Every day in the news: a new outrage and the unintended consequence, hypocrisy. Outrage (and hypocrisy) on both sides for or against the cause du jour. Facebook memes, articles, quotes — all over, we’re seeing the proliferation of outrage over the so-called discrimination against behaviour and gender identity. For all these, Christians are viewed as hatemongers, intolerant, religious bigots. All of these events are instructive, we need to be careful we’re not hypocritical in what we say and do.
Daniel 7.25
In an article in The Stream regarding the collective hypocrisy of Starbucks and Apple, Michael Brown writes of the double standards of both companies: where they will and will not do business, where they do and do not draw a line in regards to “gender identity,” specifically.

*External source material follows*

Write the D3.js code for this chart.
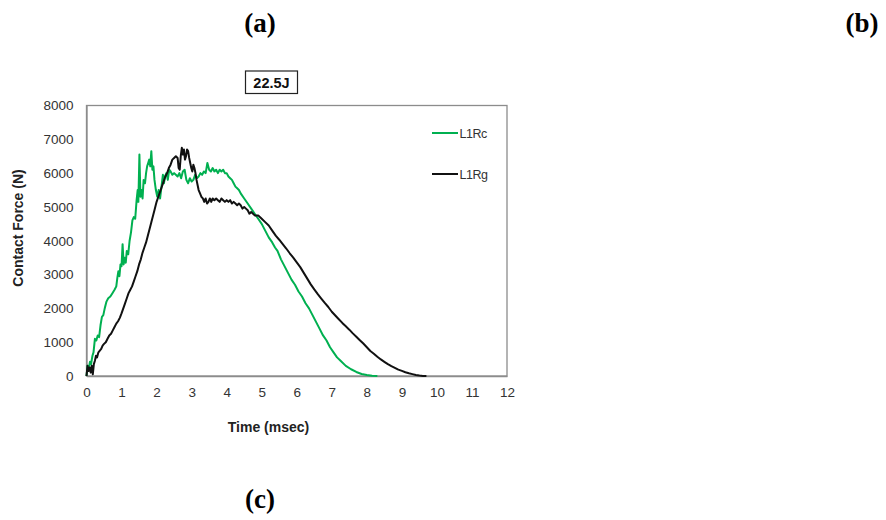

He says, “But their selective outrage is sickening and their moral hypocrisy glaring. And so, when they pull their businesses from countries like China, with all its human rights violations, and Saudi Arabia, with its atrocities carried out in the name of Islam, we can take their indignation seriously. Until then, the louder they protest here in America, the louder they shout their hypocrisy.”

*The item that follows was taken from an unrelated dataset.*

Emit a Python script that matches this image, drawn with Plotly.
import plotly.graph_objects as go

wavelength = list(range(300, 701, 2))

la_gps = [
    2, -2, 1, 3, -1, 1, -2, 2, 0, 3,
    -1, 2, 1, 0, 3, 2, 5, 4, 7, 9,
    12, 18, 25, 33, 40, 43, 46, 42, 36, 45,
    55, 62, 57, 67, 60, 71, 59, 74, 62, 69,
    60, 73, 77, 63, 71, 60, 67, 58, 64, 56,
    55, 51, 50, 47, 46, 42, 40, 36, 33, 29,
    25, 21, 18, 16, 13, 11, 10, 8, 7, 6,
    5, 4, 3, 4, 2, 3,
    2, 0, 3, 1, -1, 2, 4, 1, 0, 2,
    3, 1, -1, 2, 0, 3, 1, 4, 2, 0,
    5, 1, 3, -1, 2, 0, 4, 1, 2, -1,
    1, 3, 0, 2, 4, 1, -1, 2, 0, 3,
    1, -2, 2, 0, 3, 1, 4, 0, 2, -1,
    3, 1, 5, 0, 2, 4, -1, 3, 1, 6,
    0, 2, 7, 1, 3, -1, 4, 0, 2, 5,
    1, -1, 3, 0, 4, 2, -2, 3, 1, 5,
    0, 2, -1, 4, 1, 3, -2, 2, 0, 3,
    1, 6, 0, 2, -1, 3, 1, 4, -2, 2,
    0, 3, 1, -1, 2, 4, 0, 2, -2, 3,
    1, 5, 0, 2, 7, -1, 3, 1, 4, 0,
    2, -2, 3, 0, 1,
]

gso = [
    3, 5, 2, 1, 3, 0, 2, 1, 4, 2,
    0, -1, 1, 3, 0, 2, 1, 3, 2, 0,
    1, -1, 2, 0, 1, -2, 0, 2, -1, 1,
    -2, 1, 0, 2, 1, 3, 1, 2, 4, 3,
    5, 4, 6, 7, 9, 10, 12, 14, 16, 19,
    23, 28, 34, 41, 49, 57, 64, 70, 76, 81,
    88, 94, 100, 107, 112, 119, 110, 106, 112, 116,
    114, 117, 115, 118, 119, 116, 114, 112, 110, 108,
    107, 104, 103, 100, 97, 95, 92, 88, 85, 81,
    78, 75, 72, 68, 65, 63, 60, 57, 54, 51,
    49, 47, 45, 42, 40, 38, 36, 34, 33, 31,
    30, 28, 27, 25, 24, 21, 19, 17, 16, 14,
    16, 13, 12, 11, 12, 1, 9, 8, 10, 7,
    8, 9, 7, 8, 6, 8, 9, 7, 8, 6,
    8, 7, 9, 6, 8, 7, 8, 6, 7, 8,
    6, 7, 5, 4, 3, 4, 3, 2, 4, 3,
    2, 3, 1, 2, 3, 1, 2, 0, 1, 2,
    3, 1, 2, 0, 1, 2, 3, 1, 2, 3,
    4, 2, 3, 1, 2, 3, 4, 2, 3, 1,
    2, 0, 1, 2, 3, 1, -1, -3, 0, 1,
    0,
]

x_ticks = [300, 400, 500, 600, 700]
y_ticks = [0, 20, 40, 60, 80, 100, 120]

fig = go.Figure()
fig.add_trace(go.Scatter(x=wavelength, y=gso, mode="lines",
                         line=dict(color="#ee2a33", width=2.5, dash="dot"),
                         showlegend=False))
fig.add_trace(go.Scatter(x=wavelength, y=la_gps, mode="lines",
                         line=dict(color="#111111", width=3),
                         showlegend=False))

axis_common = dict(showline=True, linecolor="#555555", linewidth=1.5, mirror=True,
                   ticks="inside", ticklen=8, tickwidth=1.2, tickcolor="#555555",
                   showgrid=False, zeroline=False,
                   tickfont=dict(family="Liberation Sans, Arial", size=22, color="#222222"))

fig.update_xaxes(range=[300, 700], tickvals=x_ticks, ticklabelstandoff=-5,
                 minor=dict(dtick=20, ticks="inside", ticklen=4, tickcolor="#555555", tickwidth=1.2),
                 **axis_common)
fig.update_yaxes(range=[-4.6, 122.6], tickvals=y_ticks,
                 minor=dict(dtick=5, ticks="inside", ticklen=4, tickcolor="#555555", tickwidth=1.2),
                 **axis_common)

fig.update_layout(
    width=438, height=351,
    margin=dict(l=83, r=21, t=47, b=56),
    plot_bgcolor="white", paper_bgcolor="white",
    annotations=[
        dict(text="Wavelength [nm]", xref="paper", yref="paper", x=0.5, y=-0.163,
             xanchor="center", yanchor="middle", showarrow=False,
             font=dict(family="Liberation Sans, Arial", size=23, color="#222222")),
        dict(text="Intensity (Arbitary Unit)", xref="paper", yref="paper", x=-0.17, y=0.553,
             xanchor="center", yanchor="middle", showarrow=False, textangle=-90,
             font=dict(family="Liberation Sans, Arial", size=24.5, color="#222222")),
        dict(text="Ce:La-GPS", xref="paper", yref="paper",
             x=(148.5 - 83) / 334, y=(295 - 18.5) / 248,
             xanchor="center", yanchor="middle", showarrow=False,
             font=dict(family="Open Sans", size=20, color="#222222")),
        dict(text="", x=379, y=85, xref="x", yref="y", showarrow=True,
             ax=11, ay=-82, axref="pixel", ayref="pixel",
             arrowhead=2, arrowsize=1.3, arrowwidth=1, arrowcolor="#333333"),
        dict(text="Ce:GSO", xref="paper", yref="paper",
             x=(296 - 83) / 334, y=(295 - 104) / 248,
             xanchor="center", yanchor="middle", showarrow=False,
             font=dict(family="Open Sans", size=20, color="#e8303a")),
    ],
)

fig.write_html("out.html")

I’m writing to reveal, to remind and to warn (not just you, but myself, too). To reveal a few “real time” scenarios, to remind that it’s been foretold, and to warn about our collective knee-jerk reactions to what’s going on in the world around us here in the States. It’s easy to dismiss (or not be involved in) what’s going on in states other than our own, or in other places in the world that don’t have a lot of seeming literal connection to our own lives. It’s even easy to dismiss what’s going on in cities not too near our own as we reason that we can get along without traveling to or doing business in those cities.

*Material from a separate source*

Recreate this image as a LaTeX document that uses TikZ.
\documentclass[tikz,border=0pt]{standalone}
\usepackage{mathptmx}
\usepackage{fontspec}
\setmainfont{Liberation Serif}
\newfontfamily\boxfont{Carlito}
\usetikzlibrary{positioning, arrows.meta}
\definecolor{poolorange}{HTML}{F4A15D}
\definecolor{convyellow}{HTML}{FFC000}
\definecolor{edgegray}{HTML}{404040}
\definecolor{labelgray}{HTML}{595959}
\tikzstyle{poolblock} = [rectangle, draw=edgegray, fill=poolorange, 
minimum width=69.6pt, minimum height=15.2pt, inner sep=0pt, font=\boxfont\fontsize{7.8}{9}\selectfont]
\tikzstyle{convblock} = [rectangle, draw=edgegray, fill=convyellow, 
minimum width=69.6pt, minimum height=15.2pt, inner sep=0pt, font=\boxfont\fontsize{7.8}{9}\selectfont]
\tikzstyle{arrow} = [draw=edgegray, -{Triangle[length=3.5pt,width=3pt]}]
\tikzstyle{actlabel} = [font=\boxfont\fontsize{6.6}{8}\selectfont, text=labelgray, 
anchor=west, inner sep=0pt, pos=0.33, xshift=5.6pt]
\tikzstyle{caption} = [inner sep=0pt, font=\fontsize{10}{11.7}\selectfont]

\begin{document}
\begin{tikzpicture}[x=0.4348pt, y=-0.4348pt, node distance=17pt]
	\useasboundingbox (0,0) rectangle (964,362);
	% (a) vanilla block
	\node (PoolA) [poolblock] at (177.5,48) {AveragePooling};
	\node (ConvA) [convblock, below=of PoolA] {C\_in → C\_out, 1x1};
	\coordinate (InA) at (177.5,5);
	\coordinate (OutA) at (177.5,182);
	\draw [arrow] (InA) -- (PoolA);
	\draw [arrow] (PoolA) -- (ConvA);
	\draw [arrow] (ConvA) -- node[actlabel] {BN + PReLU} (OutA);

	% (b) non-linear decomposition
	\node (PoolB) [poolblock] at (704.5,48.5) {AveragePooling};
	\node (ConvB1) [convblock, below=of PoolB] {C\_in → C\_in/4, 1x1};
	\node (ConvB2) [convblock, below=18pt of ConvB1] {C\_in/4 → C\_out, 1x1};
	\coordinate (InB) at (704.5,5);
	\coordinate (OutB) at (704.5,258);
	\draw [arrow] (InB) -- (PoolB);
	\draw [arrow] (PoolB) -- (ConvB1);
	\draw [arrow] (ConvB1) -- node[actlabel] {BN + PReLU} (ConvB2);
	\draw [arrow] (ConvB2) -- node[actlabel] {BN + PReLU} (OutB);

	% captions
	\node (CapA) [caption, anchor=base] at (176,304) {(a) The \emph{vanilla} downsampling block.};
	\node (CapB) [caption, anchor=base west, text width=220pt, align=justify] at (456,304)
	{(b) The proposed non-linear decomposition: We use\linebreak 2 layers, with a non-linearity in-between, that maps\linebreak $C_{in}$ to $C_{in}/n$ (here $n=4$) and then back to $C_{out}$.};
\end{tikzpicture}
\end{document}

We can have instant reaction against practices of local businesses when we read of a company decision that’s just been made public. Say, Target, for example, when it opens its ladies rooms to men. We may have already experienced this unthinkable reality. We might decide to boycott that store and/or any other store that follows suit. Until we hear “our______ store” or “our Target” isn’t like that. Or, until we forget why we were boycotting them. We’re going to have to decide how far we’ll take our stands, how far we’ll go in our quest to avoid all evil.